タワーマンションや一棟アパートと違って価格が安いのです。

しかも、購入する層は一般的な会社員やサラリーマンがほとんどなので、ある程度の属性と与信があればだれでも購入可能です。

それに比べて、

スルガ銀行が無き今、一棟アパートや一棟マンションは通常の属性のサラリーマンが購入することはかなり厳しくなっています。

限られた人しか買えないとなれば、当然に物件価格は下落します。

そもそも、相続税を不動産で圧縮できたとしても、不動産価格や価値そのものがそれ以上に下落してしまっては何の意味もありません。

だからこそ、比較的誰でも買える(購入者のすそ野が広い)中古ワンルームがおすすめなのです。

都心のワンルームは入居率が高い

都心のワンルームの利回りは決して高くありません。

しかし、その分入居率は非常に安定しており、高い入居率を確保することができます。

※ワンルームの需要、またこの先のワンルーム市況については以下の記事をお読みください。

【まとめ】ワンルームマンション投資に関するよくある質問と回答

いくら高い利回りであっても、実際に入居が付かなければ何の意味もありません。

そもそも賃貸経営は入居者がいることが前提での投資になりますので、机上の数字や利回りに惑わされてはいけません。

※ワンルーム以外がなぜ不動産投資でお勧めできないのかは以下の記事にまとめてあります。

【まとめ】危険な不動産投資とワンルームマンション投資で失敗する物件の特徴

都心のワンルームは管理の手間がかからない

基本的に区分マンションは賃貸管理のほとんどを管理会社に委託します。

そもそも購入者がサラリーマンや公務員の方ばかりなので、大家としてのノウハウも有るはずがありません。

面倒な管理は全て管理会社に任せる方が多いので、区分のワンルームは大家として特にやることもありません。

  • 賃貸管理は賃貸管理会社に
  • 建物管理は建物管理会社に

委託します。

不動産を相続する場合には、相続を受ける側のことも考えなければなりません。

例えば、自宅の土地に一棟アパートを建築し、それを自主管理などしている場合には、その大家としてのノウハウも相続人に引き継がなければならないのです。
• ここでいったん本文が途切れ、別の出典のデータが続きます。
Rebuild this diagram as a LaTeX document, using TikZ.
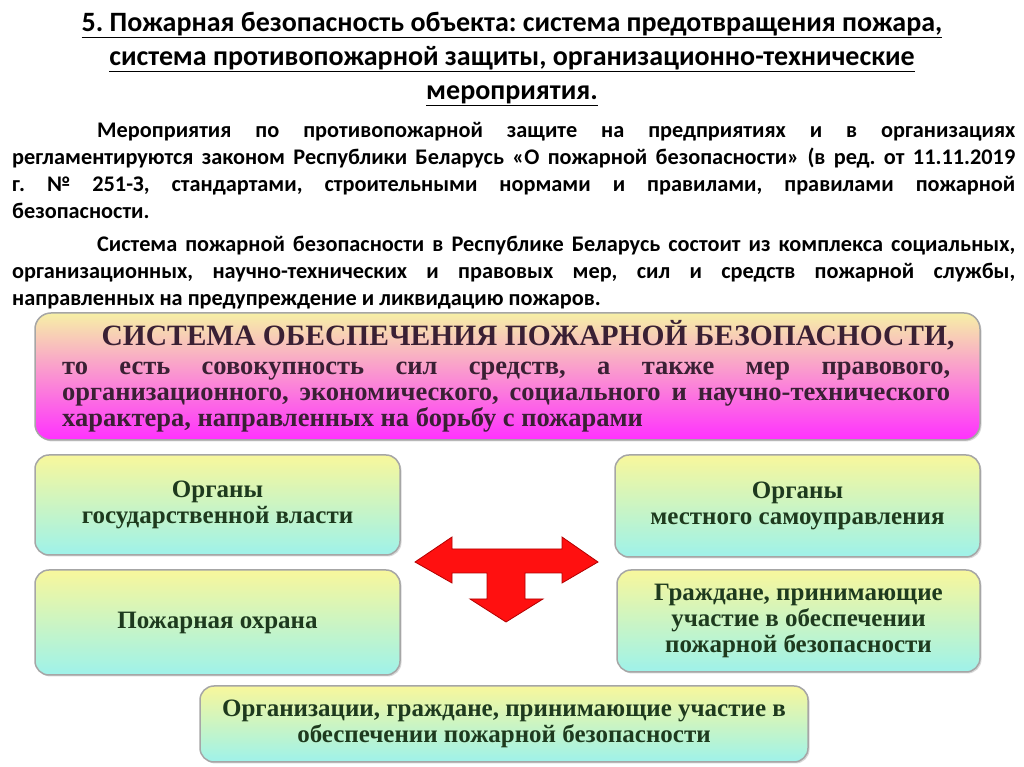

全くの素人の方が、急に不動産の相続をうけ、その物件を上手に管理・運営していけるか?

と考えれば、それがいかに難しいものか理解できるのではないでしょうか。

それであれば、管理などが全てワンセットになった都心のワンルームを相続するほうが、はるかに相続人も楽だと言えます。

まとめ

不動産投資は相続税対策には非常に有効です。

しかし、相続税対策として一時的に相続税評価額を圧縮できたとしても、そもそもの不動産価値がそれ以上に下落してしまうような物件であっては元も子もありません。

一棟マンション・一棟アパート・区分ワンルーム・タワーマンション・戸建てなど様々な収益物件があります。

大きな値上がりや・高い利回りを求めるあまり、本来の相続税対策の目的を見失わないように注意しなければなりません。